Dr. Noguera began by describing himself in the simplest fashion, as lucky. He was referring to his upbringing, education, and the various opportunities he received in these regards. Dr. Noguera sought to draw attention to the point that a child’s background and upbringing play a crucial role of their overall progression and success in life. He remarked that the biggest issue in this nation going unaddressed, is poverty, which has now transformed itself into an even larger educational issue. It is clearly evident, that a lower social and economic status creates stress and other problems facing our youth. The compounding of this allocation gap only broadens the opportunity gap. Dr. Noguera remarked that to truly reform educational opportunity in this nation, we must recognize this educational flaw as a political problem. If we were serious about reform in impoverished areas, we must regard education as a civil rights issue.
In making these points, Dr. Noguera passionately conveyed this notion to evoke change on a personal level. As a realist, he understands that this is no easy task that obviously takes time and tireless effort. Yet at the same time, he showed his intended audience of conscious members of our nation, more specifically educators, parents, and anyone else involved in the progression of our youth, that this project is all together possible. This change in educational progression has been proven effective before, and bolstered through his sharing of personal experience, as well as other inspirational stories of institutions and individuals who have elicited drastic improvement.

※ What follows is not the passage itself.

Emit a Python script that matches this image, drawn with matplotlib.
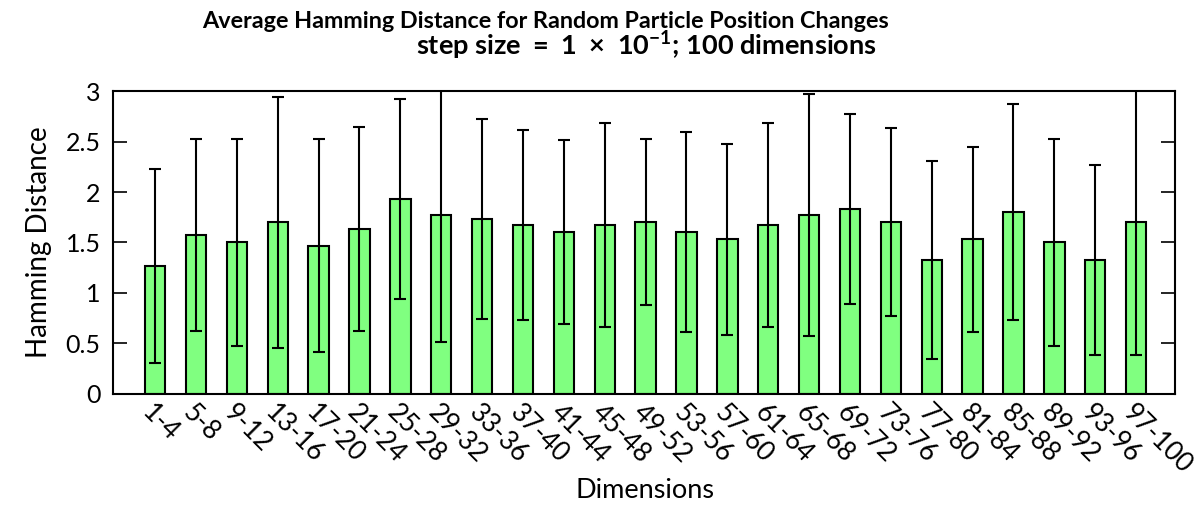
import numpy as np
import matplotlib
matplotlib.use('Agg')
import matplotlib.pyplot as plt

plt.rcParams['font.family'] = ['Lato', 'DejaVu Sans']
plt.rcParams['mathtext.fontset'] = 'custom'
plt.rcParams['mathtext.rm'] = 'Lato'
plt.rcParams['mathtext.bf'] = 'Lato:bold'

# dimension groups of 4
groups = ['1-4', '5-8', '9-12', '13-16', '17-20', '21-24', '25-28', '29-32',
          '33-36', '37-40', '41-44', '45-48', '49-52', '53-56', '57-60',
          '61-64', '65-68', '69-72', '73-76', '77-80', '81-84', '85-88',
          '89-92', '93-96', '97-100']
# mean hamming distance per group
means = [1.27, 1.57, 1.50, 1.70, 1.47, 1.63, 1.93, 1.77, 1.73, 1.67, 1.60,
         1.67, 1.70, 1.60, 1.53, 1.67, 1.77, 1.83, 1.70, 1.33, 1.53, 1.80,
         1.50, 1.33, 1.70]
# standard deviation per group
stds = [0.96, 0.95, 1.02, 1.24, 1.05, 1.01, 0.99, 1.26, 0.99, 0.94, 0.91,
        1.01, 0.82, 0.99, 0.95, 1.01, 1.20, 0.94, 0.93, 0.98, 0.92, 1.07,
        1.02, 0.94, 1.31]

x = np.arange(len(groups))

fig = plt.figure(figsize=(12.02, 5.07), dpi=100)
ax = fig.add_axes([0.094, 0.2229, 0.8835, 0.5976])

ax.bar(x, means, width=0.5, color='#80ff80', edgecolor='black', linewidth=1.5, zorder=2)
ax.errorbar(x, means, yerr=stds, fmt='none', ecolor='black', elinewidth=1.5,
            capsize=4.5, capthick=1.5, zorder=3)

ax.set_xlim(-1.03, 24.95)
ax.set_ylim(0, 3)
ax.set_yticks([0, 0.5, 1, 1.5, 2, 2.5, 3])
ax.set_yticklabels(['0', '0.5', '1', '1.5', '2', '2.5', '3'], fontsize=18)
ax.tick_params(axis='y', direction='in', length=10, width=1.2, right=True, pad=9)
ax.set_xticks(x)
ax.set_xticklabels(groups, rotation=-45, ha='left', va='top',
                   rotation_mode='anchor', fontsize=19)
ax.tick_params(axis='x', length=0, pad=4)
for s in ax.spines.values():
    s.set_linewidth(1.5)

ax.set_ylabel('Hamming Distance', fontsize=20, labelpad=10)
fig.text(645 / 1202, 1 - 490 / 507, 'Dimensions', fontsize=19.5, ha='center', va='center')

fig.text(545 / 1202, 1 - 21 / 507,
         'Average Hamming Distance for Random Particle Position Changes',
         fontsize=16.8, fontweight='bold', ha='center', va='center')
fig.text(646 / 1202, 1 - 46 / 507,
         r'step size $\mathbf{=\;1\;\times\;10^{-1}}$; 100 dimensions',
         fontsize=19.5, fontweight='bold', ha='center', va='center')

fig.savefig('out.png', dpi=100)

Dr. Noguera powerful personality, and engaging speaking technique worked together for an altogether amazingly inspirational presentation the possibility for educational improvement. He pointed out that the key to connecting with kids is to develop personal relationships and respect, as a means to show them that they should be excited about knowledge and embrace learning for a better future. Paralleling this idea, Dr. Noguera established this same engagingly connected relationship with his audience in the short hour he spent with us, cementing the effectiveness of his ideas. This was clearly evident in the question and answer aspect after the conclusion of his discussion. The welcoming tone had been set by his speech, and the questions followed suit. Unfortunately one woman completely missed the underlying message of his speech, yet Dr. Noguera handled her, dare I say, with the same level of understanding, attention, and respect, he would apply to troubled youth.
I found Dr. Noguera’s talk to be unbelievable exhilarating, and I can see why his tactics are so effective. He created a an electric atmosphere allowing his energy to rub of on his audience. With he service i am engaged in at Guilford Elementary, I felt inspired to take action and make a difference myself. One of the students I work with loves to draw and in between study session I allow her breaks to blow off steam by doodling in her notebook. I asked her if she enjoyed their art class there, and she responded that they did not have one whatsoever. Art is a passion of mine, and because of Dr. Noguera’s speech I felt compelled to speak with an administrator to attempt to devise a program in which, if possible, i could work with interested students as a means of continuing my service.
I found it easy to connect this event to this weeks readings as it pertained to the article, "Serving Up Hope." In the same inspirational light, Stephanie Shapiro shared the story of a couple who put their creativity and vigor for service together to provide an outlet for the less fortunate. The Sampson's gave former drug users a second chance and an amazing opportunity to turn their lives around by allowing them work and a greater sense of useful purpose. Galen Sampson and Dr. Noguera share the same ability to "hold chaos at bay," in the way that they both embraced a goal and designed apprenticeship programs for the betterment of their fellow man.